Single by Jim Reeves

from the album The Best of Jim Reeves
- B-side: "I Know and You Know"
- Released: 1957
- Recorded: 1956
- Studio: RCA Victor (Nashville, Tennessee)
- Genre: Country
- Length: 2:46
- Label: RCA Victor
- Songwriters: Marvin Moore George Campbell
- Producer: Chet Atkins

Jim Reeves singles chronology
| "Young Hearts" (1957) | "Four Walls" (1957) | "I Love You More" (1958) |

= Four Walls (Jim Reeves song) =

"Four Walls" is a country song written in 1951 by Marvin J. Moore (lyrics) and George H. Campbell, Jr. (music).

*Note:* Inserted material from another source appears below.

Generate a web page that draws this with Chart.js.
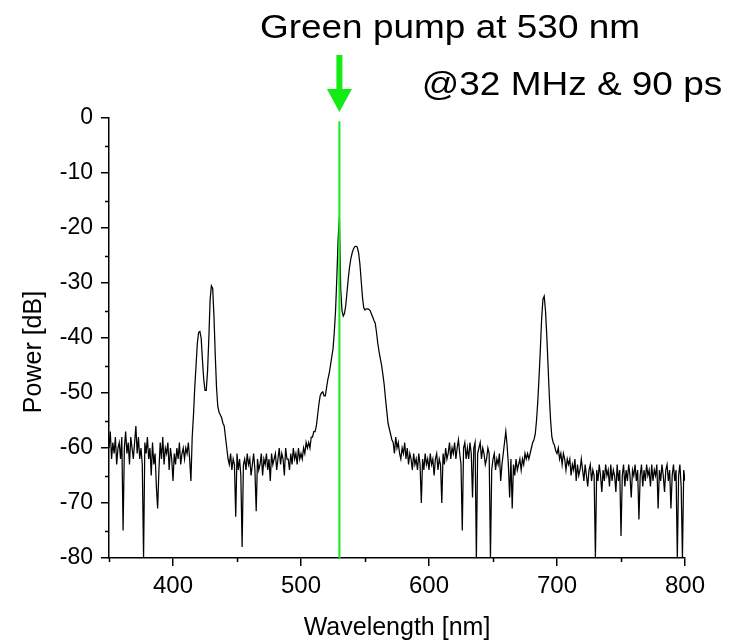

Moore also wrote the lyrics for the hit song "Green Door".

==Jim Reeves version==
Jim Reeves had noticed the song in the office of RCA Victor record producer Chet Atkins and asked to record it. Atkins felt that the song was more suitable for a female singer, but Reeves persisted and eventually a recording was made on February 7, 1957. Many of the singer's previous records had been made in a forceful style, but Reeves employed a more mellow delivery, standing closer to the microphone for "Four Walls". Accompanied by Bob Moore on bass, Chet Atkins on guitar, Farris Coursey on drums, Floyd Cramer on piano, with vocal backing by The Jordanaires, the song went to number 1 in 1957 on the Country music chart and number 12 on the Pop chart. In Canada, the song reached number 12 on the CHUM Charts, co-charting with the Jim Lowe version.

==Other recordings==
- 1957 Jim Lowe — reached No. 15 in the Billboard charts in 1957.
- 1957 Michael Holliday
- 1962 Kay Starr for her album Just Plain Country.
- 1962 Patti Page for her album Go on Home and 1968 for her album Gentle on My Mind.
- 1962 Johnny Tillotson for his album It Keeps Right On a-Hurtin'.
- 1965 Bing Crosby for his album Bing Crosby Sings the Great Country Hits.
- 1967 Connie Francis for her album My Heart Cries for You.
- 1968 B. J. Thomas for his album On My Way.
- 1969 Jerry Lee Lewis for his album Sings the Country Music Hall of Fame Hits, Vol. 1 .
- 1969 Dillard and Clark for their album Through the Morning, Through the Night.
- 1977 Vera Lynn for her album Vera Lynn in Nashville.
- 1981 Ronnie Milsap recorded a version for a tribute album to Jim Reeves, featuring ten songs previously made hits by Reeves both before and after his death. Milsap’s album title was derived from the opening line of "Four Walls," "Out where the bright lights are glowing."
- 1995 Willie Nelson for his album Just One Love.